Start of SUPPLIED DATA
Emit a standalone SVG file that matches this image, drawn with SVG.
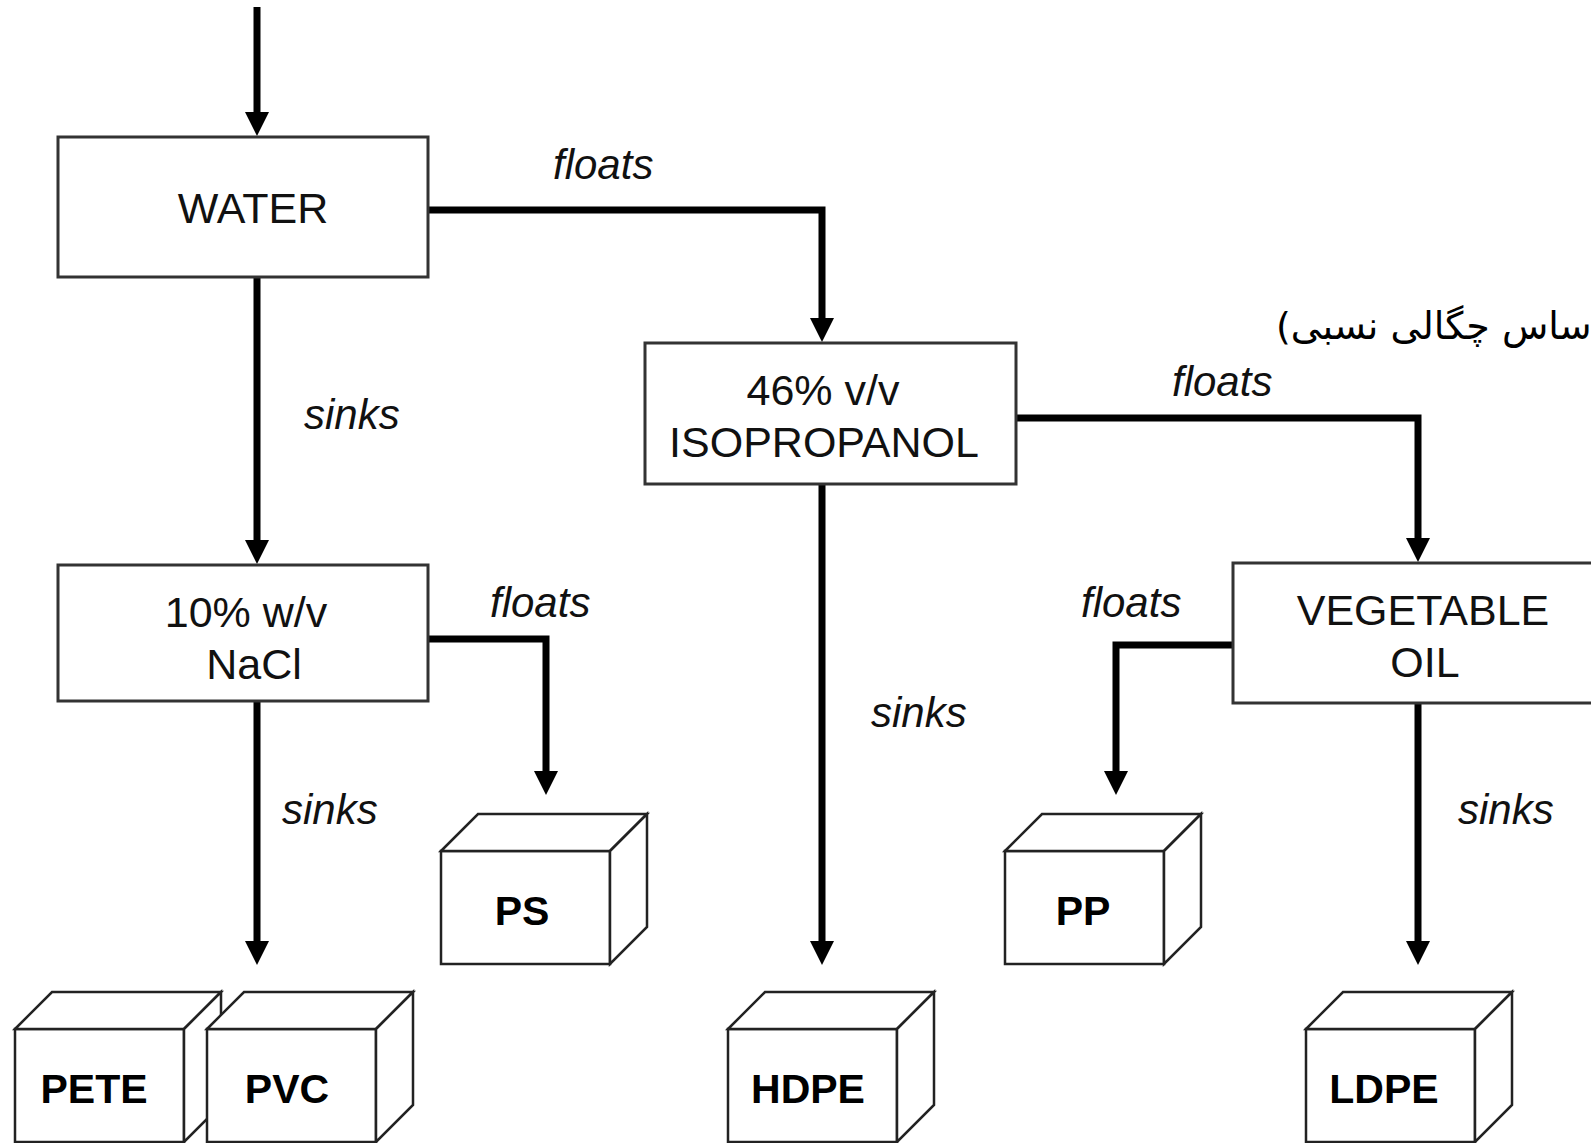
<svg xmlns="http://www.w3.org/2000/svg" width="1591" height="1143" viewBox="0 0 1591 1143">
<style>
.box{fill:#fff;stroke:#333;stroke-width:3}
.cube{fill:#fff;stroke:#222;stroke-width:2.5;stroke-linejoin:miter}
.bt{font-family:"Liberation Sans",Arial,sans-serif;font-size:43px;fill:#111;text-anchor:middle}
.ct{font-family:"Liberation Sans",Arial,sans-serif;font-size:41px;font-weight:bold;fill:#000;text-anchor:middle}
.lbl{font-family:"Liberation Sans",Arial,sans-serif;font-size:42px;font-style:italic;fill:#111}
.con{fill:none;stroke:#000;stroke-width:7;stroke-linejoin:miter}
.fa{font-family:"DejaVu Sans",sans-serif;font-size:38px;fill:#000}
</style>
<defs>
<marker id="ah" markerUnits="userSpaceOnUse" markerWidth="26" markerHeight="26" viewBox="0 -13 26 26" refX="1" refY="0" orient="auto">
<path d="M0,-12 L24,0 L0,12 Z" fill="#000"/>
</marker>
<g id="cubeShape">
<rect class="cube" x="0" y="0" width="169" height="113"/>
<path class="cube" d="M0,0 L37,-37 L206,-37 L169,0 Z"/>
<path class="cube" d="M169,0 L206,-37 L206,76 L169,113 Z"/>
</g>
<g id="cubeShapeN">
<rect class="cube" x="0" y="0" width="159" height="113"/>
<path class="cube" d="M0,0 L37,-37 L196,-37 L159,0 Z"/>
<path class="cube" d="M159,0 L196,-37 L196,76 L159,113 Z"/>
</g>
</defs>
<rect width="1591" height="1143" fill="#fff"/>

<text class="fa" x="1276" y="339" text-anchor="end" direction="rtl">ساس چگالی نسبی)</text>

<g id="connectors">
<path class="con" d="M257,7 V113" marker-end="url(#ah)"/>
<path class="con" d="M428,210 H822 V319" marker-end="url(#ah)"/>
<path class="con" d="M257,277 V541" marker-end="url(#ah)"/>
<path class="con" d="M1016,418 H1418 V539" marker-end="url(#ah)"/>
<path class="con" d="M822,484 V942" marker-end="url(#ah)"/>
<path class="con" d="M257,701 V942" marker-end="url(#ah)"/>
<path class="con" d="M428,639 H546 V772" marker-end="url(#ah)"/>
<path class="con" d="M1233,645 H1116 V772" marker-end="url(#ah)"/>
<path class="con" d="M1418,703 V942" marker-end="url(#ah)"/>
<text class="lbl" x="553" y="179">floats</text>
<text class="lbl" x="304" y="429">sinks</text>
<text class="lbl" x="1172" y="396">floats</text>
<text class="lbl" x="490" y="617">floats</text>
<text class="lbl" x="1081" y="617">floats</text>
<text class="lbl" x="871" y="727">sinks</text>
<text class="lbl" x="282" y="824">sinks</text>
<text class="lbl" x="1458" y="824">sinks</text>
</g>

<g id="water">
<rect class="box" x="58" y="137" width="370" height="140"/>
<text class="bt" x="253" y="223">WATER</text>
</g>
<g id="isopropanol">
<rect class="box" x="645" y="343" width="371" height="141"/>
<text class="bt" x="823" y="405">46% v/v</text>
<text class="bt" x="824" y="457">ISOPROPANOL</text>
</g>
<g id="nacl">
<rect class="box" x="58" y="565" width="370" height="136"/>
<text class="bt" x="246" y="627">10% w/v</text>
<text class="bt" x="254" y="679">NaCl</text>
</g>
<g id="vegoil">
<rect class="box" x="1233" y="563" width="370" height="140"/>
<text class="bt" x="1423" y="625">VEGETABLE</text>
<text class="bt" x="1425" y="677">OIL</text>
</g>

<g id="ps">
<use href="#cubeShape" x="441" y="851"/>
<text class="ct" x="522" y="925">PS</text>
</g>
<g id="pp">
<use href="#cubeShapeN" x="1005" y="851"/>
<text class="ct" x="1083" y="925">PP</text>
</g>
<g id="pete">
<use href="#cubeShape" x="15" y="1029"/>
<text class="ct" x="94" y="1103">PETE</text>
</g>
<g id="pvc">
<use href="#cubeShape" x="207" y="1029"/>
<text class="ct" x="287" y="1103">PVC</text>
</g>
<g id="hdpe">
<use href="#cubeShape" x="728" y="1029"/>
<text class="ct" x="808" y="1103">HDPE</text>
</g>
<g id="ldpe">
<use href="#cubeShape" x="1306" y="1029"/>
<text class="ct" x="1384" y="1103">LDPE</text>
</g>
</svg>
End of SUPPLIED DATA
- EXERCISE OBJECTIVE: Copy the whole of the material above exactly, but not its images.

- FULL ANSWER:
Emit a standalone SVG file that matches this image, drawn with SVG.
<svg xmlns="http://www.w3.org/2000/svg" width="1591" height="1143" viewBox="0 0 1591 1143">
<style>
.box{fill:#fff;stroke:#333;stroke-width:3}
.cube{fill:#fff;stroke:#222;stroke-width:2.5;stroke-linejoin:miter}
.bt{font-family:"Liberation Sans",Arial,sans-serif;font-size:43px;fill:#111;text-anchor:middle}
.ct{font-family:"Liberation Sans",Arial,sans-serif;font-size:41px;font-weight:bold;fill:#000;text-anchor:middle}
.lbl{font-family:"Liberation Sans",Arial,sans-serif;font-size:42px;font-style:italic;fill:#111}
.con{fill:none;stroke:#000;stroke-width:7;stroke-linejoin:miter}
.fa{font-family:"DejaVu Sans",sans-serif;font-size:38px;fill:#000}
</style>
<defs>
<marker id="ah" markerUnits="userSpaceOnUse" markerWidth="26" markerHeight="26" viewBox="0 -13 26 26" refX="1" refY="0" orient="auto">
<path d="M0,-12 L24,0 L0,12 Z" fill="#000"/>
</marker>
<g id="cubeShape">
<rect class="cube" x="0" y="0" width="169" height="113"/>
<path class="cube" d="M0,0 L37,-37 L206,-37 L169,0 Z"/>
<path class="cube" d="M169,0 L206,-37 L206,76 L169,113 Z"/>
</g>
<g id="cubeShapeN">
<rect class="cube" x="0" y="0" width="159" height="113"/>
<path class="cube" d="M0,0 L37,-37 L196,-37 L159,0 Z"/>
<path class="cube" d="M159,0 L196,-37 L196,76 L159,113 Z"/>
</g>
</defs>
<rect width="1591" height="1143" fill="#fff"/>

<text class="fa" x="1276" y="339" text-anchor="end" direction="rtl">ساس چگالی نسبی)</text>

<g id="connectors">
<path class="con" d="M257,7 V113" marker-end="url(#ah)"/>
<path class="con" d="M428,210 H822 V319" marker-end="url(#ah)"/>
<path class="con" d="M257,277 V541" marker-end="url(#ah)"/>
<path class="con" d="M1016,418 H1418 V539" marker-end="url(#ah)"/>
<path class="con" d="M822,484 V942" marker-end="url(#ah)"/>
<path class="con" d="M257,701 V942" marker-end="url(#ah)"/>
<path class="con" d="M428,639 H546 V772" marker-end="url(#ah)"/>
<path class="con" d="M1233,645 H1116 V772" marker-end="url(#ah)"/>
<path class="con" d="M1418,703 V942" marker-end="url(#ah)"/>
<text class="lbl" x="553" y="179">floats</text>
<text class="lbl" x="304" y="429">sinks</text>
<text class="lbl" x="1172" y="396">floats</text>
<text class="lbl" x="490" y="617">floats</text>
<text class="lbl" x="1081" y="617">floats</text>
<text class="lbl" x="871" y="727">sinks</text>
<text class="lbl" x="282" y="824">sinks</text>
<text class="lbl" x="1458" y="824">sinks</text>
</g>

<g id="water">
<rect class="box" x="58" y="137" width="370" height="140"/>
<text class="bt" x="253" y="223">WATER</text>
</g>
<g id="isopropanol">
<rect class="box" x="645" y="343" width="371" height="141"/>
<text class="bt" x="823" y="405">46% v/v</text>
<text class="bt" x="824" y="457">ISOPROPANOL</text>
</g>
<g id="nacl">
<rect class="box" x="58" y="565" width="370" height="136"/>
<text class="bt" x="246" y="627">10% w/v</text>
<text class="bt" x="254" y="679">NaCl</text>
</g>
<g id="vegoil">
<rect class="box" x="1233" y="563" width="370" height="140"/>
<text class="bt" x="1423" y="625">VEGETABLE</text>
<text class="bt" x="1425" y="677">OIL</text>
</g>

<g id="ps">
<use href="#cubeShape" x="441" y="851"/>
<text class="ct" x="522" y="925">PS</text>
</g>
<g id="pp">
<use href="#cubeShapeN" x="1005" y="851"/>
<text class="ct" x="1083" y="925">PP</text>
</g>
<g id="pete">
<use href="#cubeShape" x="15" y="1029"/>
<text class="ct" x="94" y="1103">PETE</text>
</g>
<g id="pvc">
<use href="#cubeShape" x="207" y="1029"/>
<text class="ct" x="287" y="1103">PVC</text>
</g>
<g id="hdpe">
<use href="#cubeShape" x="728" y="1029"/>
<text class="ct" x="808" y="1103">HDPE</text>
</g>
<g id="ldpe">
<use href="#cubeShape" x="1306" y="1029"/>
<text class="ct" x="1384" y="1103">LDPE</text>
</g>
</svg>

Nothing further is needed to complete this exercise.